Trend Micro Internet Security Pro 2009 fails at the most basic task of detecting and blocking malicious software. Not recommended.
Trend Micro Internet Security Pro 2009 fails badly at any security suite's most important task: identifying malware before it can attack your PC.Its dismal 69.3 percent detection rate was a full 20 percentage points behind the next worst competitor of the 2009 security suites.
In AV-Test.org's tests, which put each suite up against a huge array of bots, password stealers, and other malware, top performers tagged about 99 percent of the 654,914 samples - but Trend Micro Internet Security Pro 2009 let three out of every 10 pieces of malicious software go by untouched. That just doesn't cut it for security software.
Trend Micro Internet Security Pro 2009 likewise fell flat in heuristic tests using two-week-old signature files to simulate dealing with unknown threats, and at catching annoying adware. It was dead last in both categories.
The company says that it emphasizes proactive protection that attempts to block threats before they can try installing malware (and before the suite would have to recognise it). Trend Micro Internet Security Pro 2009 uses its own web crawlers, download tests, and user reports to maintain a database of malicious websites, and will block those sites from loading on your PC. It's a valid approach - one that could well supplement scanning for malware on your PC - but it can't yet replace that core detection task.
Trend Micro Internet Security Pro 2009 did shine when tasked with cleaning up an existing infection. It removed all the files from nine out of 10 malware infections, a performance that only BitDefender matched. It was almost as good in dealing with Registry changes, placing second in that test.
Trend Micro Internet Security Pro 2009 offers a few interesting features, such as a scan for missing Windows patches that assigns a risk level for each one. You'll also get a useful Wi-Fi advisor button in a browser toolbar that can warn you if your wireless network lacks encryption - a smart tool placed in a good location.
Trend Micro Internet Security Pro 2009 also did well with its user interface, and clearly took time to provide good descriptions for features and options. Right away we noticed the use of plain English throughout the program.

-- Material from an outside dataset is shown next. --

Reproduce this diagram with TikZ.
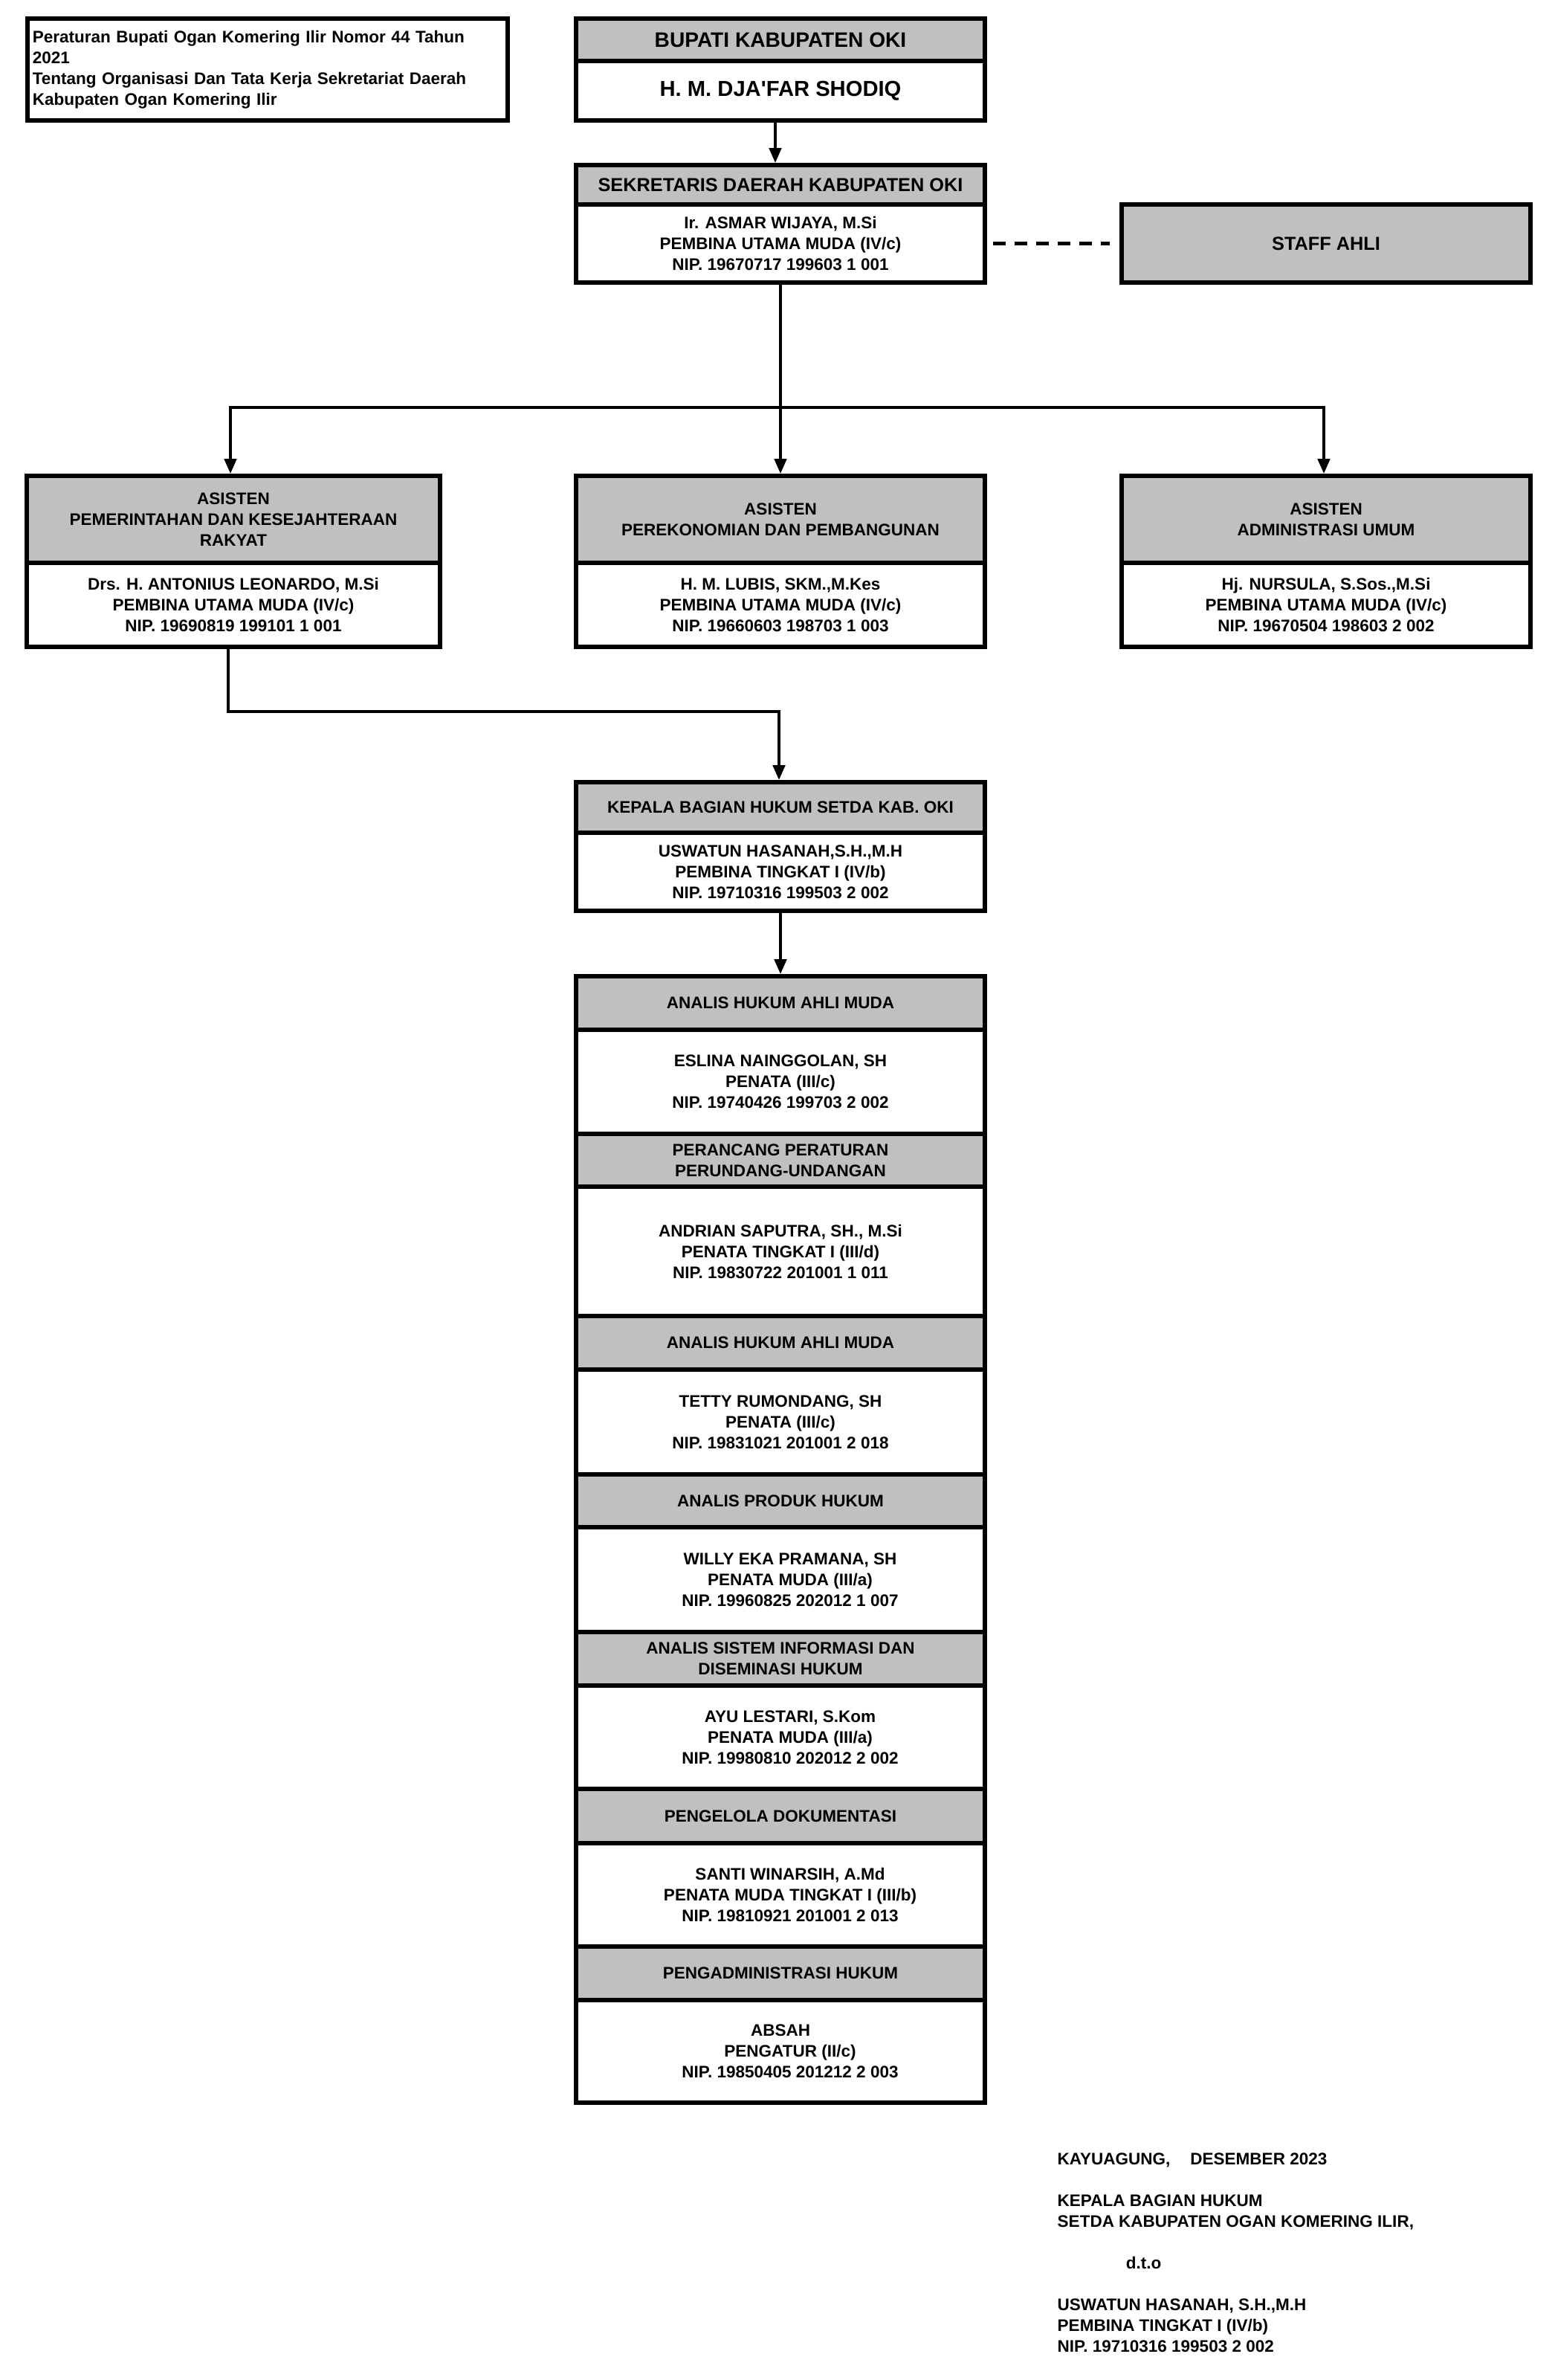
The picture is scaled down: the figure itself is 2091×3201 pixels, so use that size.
\documentclass[tikz,border=0pt]{standalone}
\usepackage{fontspec}
\setmainfont{Liberation Sans}
\newfontfamily\rawfont{Liberation Sans}
\usetikzlibrary{arrows.meta}
\definecolor{boxgray}{RGB}{192,192,192}
\newcommand\fnorm{\fontsize{6.4pt}{7.97pt}\selectfont\bfseries}
\newcommand\fmid{\fontsize{7.2pt}{8.5pt}\selectfont\bfseries}
\newcommand\fbupati{\fontsize{8.0pt}{9pt}\selectfont\bfseries}
\newcommand\fbigname{\fontsize{8.3pt}{10pt}\selectfont\bfseries}
\newcommand\sh{\hspace*{0.26cm}}
\begin{document}
\begin{tikzpicture}[x=0.01cm,y=-0.01cm,
  box/.style={draw=black, line width=1.56pt, inner sep=0pt, align=center, font=\fnorm, minimum width=5.5cm},
  hdr/.style={box, fill=boxgray},
  bdy/.style={box, fill=white},
  conn/.style={line width=1.25pt},
  arr/.style={conn, -{Triangle[length=0.2cm,width=0.16cm]}}]
\useasboundingbox (0,0) rectangle (2091,3201);

% legend
\node[draw=black, line width=1.56pt, inner xsep=0.07cm, inner ysep=0pt, text width=6.32cm, minimum height=1.37cm, align=left, font=\fnorm] (legend) at (360,93.5)
 {Peraturan Bupati Ogan Komering Ilir Nomor 44 Tahun\\2021\\Tentang Organisasi Dan Tata Kerja Sekretariat Daerah\\Kabupaten Ogan Komering Ilir};

% bupati
\node[hdr, font=\fbupati, minimum height=0.57cm] (bh) at (1050,53.5) {BUPATI KABUPATEN OKI};
\node[bdy, font=\fbigname, minimum height=0.80cm] (bb) at (1050,122) {H. M. DJA{\rawfont\bfseries '}FAR SHODIQ};

% sekda
\node[hdr, font=\fmid, minimum height=0.53cm] (sh) at (1050,248.5) {SEKRETARIS DAERAH KABUPATEN OKI};
\node[bdy, minimum height=1.05cm] (sb) at (1050,327.5) {Ir. ASMAR WIJAYA, M.Si\\PEMBINA UTAMA MUDA (IV/c)\\NIP. 19670717 199603 1 001};

% staff ahli
\node[hdr, font=\fmid, minimum height=1.05cm] (staff) at (1784,327.5) {STAFF AHLI};

% asisten
\node[hdr, minimum width=5.56cm, minimum height=1.17cm] (a1h) at (314,698.5) {ASISTEN\\PEMERINTAHAN DAN KESEJAHTERAAN\\RAKYAT};
\node[bdy, minimum width=5.56cm, minimum height=1.13cm] (a1b) at (314,813.5) {Drs. H. ANTONIUS LEONARDO, M.Si\\PEMBINA UTAMA MUDA (IV/c)\\NIP. 19690819 199101 1 001};
\node[hdr, minimum height=1.17cm] (a2h) at (1050,698.5) {ASISTEN\\PEREKONOMIAN DAN PEMBANGUNAN};
\node[bdy, minimum height=1.13cm] (a2b) at (1050,813.5) {H. M. LUBIS, SKM.,M.Kes\\PEMBINA UTAMA MUDA (IV/c)\\NIP. 19660603 198703 1 003};
\node[hdr, minimum height=1.17cm] (a3h) at (1784,698.5) {ASISTEN\\ADMINISTRASI UMUM};
\node[bdy, minimum height=1.13cm] (a3b) at (1784,813.5) {Hj. NURSULA, S.Sos.,M.Si\\PEMBINA UTAMA MUDA (IV/c)\\NIP. 19670504 198603 2 002};

% kepala bagian
\node[hdr, minimum height=0.68cm] (kh) at (1050,1086) {KEPALA BAGIAN HUKUM SETDA KAB. OKI};
\node[bdy, minimum height=1.05cm] (kb) at (1050,1172.5) {USWATUN HASANAH,S.H.,M.H\\PEMBINA TINGKAT I (IV/b)\\NIP. 19710316 199503 2 002};

% list
\node[hdr, minimum height=0.72cm] (l1h) at (1050,1349) {ANALIS HUKUM AHLI MUDA};
\node[bdy, minimum height=1.40cm] (l1b) at (1050,1455) {ESLINA NAINGGOLAN, SH\\PENATA (III/c)\\NIP. 19740426 199703 2 002};
\node[hdr, minimum height=0.71cm] (l2h) at (1050,1560.5) {PERANCANG PERATURAN\\PERUNDANG-UNDANGAN};
\node[bdy, minimum height=1.74cm] (l2b) at (1050,1683) {ANDRIAN SAPUTRA, SH., M.Si\\PENATA TINGKAT I (III/d)\\NIP. 19830722 201001 1 011};
\node[hdr, minimum height=0.72cm] (l3h) at (1050,1806) {ANALIS HUKUM AHLI MUDA};
\node[bdy, minimum height=1.41cm] (l3b) at (1050,1912.5) {TETTY RUMONDANG, SH\\PENATA (III/c)\\NIP. 19831021 201001 2 018};
\node[hdr, minimum height=0.71cm] (l4h) at (1050,2018.5) {ANALIS PRODUK HUKUM};
\node[bdy, minimum height=1.41cm] (l4b) at (1050,2124.5) {\sh WILLY EKA PRAMANA, SH\\\sh PENATA MUDA (III/a)\\\sh NIP. 19960825 202012 1 007};
\node[hdr, minimum height=0.72cm] (l5h) at (1050,2231) {ANALIS SISTEM INFORMASI DAN\\DISEMINASI HUKUM};
\node[bdy, minimum height=1.39cm] (l5b) at (1050,2336.5) {\sh AYU LESTARI, S.Kom\\\sh PENATA MUDA (III/a)\\\sh NIP. 19980810 202012 2 002};
\node[hdr, minimum height=0.73cm] (l6h) at (1050,2442.5) {PENGELOLA DOKUMENTASI};
\node[bdy, minimum height=1.39cm] (l6b) at (1050,2548.5) {\sh SANTI WINARSIH, A.Md\\\sh PENATA MUDA TINGKAT I (III/b)\\\sh NIP. 19810921 201001 2 013};
\node[hdr, minimum height=0.72cm] (l7h) at (1050,2654) {PENGADMINISTRASI HUKUM};
\node[bdy, minimum height=1.38cm] (l7b) at (1050,2759) {ABSAH\\\sh PENGATUR (II/c)\\\sh NIP. 19850405 201212 2 003};

% signature
\node[anchor=north west, align=left, font=\fnorm, inner sep=0pt] (sig) at (1422,2895)
 {KAYUAGUNG,\hspace{0.27cm}DESEMBER 2023\\[7.97pt]KEPALA BAGIAN HUKUM\\SETDA KABUPATEN OGAN KOMERING ILIR,\\[7.97pt]\hspace*{0.92cm}d.t.o\\[7.97pt]USWATUN HASANAH, S.H.,M.H\\PEMBINA TINGKAT I (IV/b)\\NIP. 19710316 199503 2 002};

% connectors
\draw[arr] ([xshift=-0.07cm]bb.south) -- ([xshift=-0.07cm]sh.north);
\coordinate (bus) at (1050,548);
\draw[conn] (sb.south) -- (bus);
\draw[arr] (bus) -| ([xshift=-0.04cm]a1h.north);
\draw[arr] (bus) -- (a2h.north);
\draw[arr] (bus) -| ([xshift=-0.03cm]a3h.north);
\draw[arr] ([xshift=-0.07cm]a1b.south) -- ++(0,84) -| ([xshift=-0.02cm]kh.north);
\draw[arr] (kb.south) -- (l1h.north);
\draw[conn, dash pattern=on 0.17cm off 0.12cm, shorten <=0.08cm, shorten >=0.13cm] (sb.east) -- (staff.west);
\end{tikzpicture}
\end{document}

But the company went too far with its desire to simplify, as we saw no pop-ups or warnings when it blocked our attempted Zango-adware download. We had to dig into the program logs to find out what was going on. It's good to help people make informed decisions to protect their computer, but it's also important to at least give users an idea that something we just tried to do was potentially harmful.
Without an alert, a user might think that their browser simply had a problem, and they might then try installing the dangerous software through another browser - or even worse, on another PC. You can change the default setting to display warnings when your PC encounters viruses or spyware, but you shouldn't have to.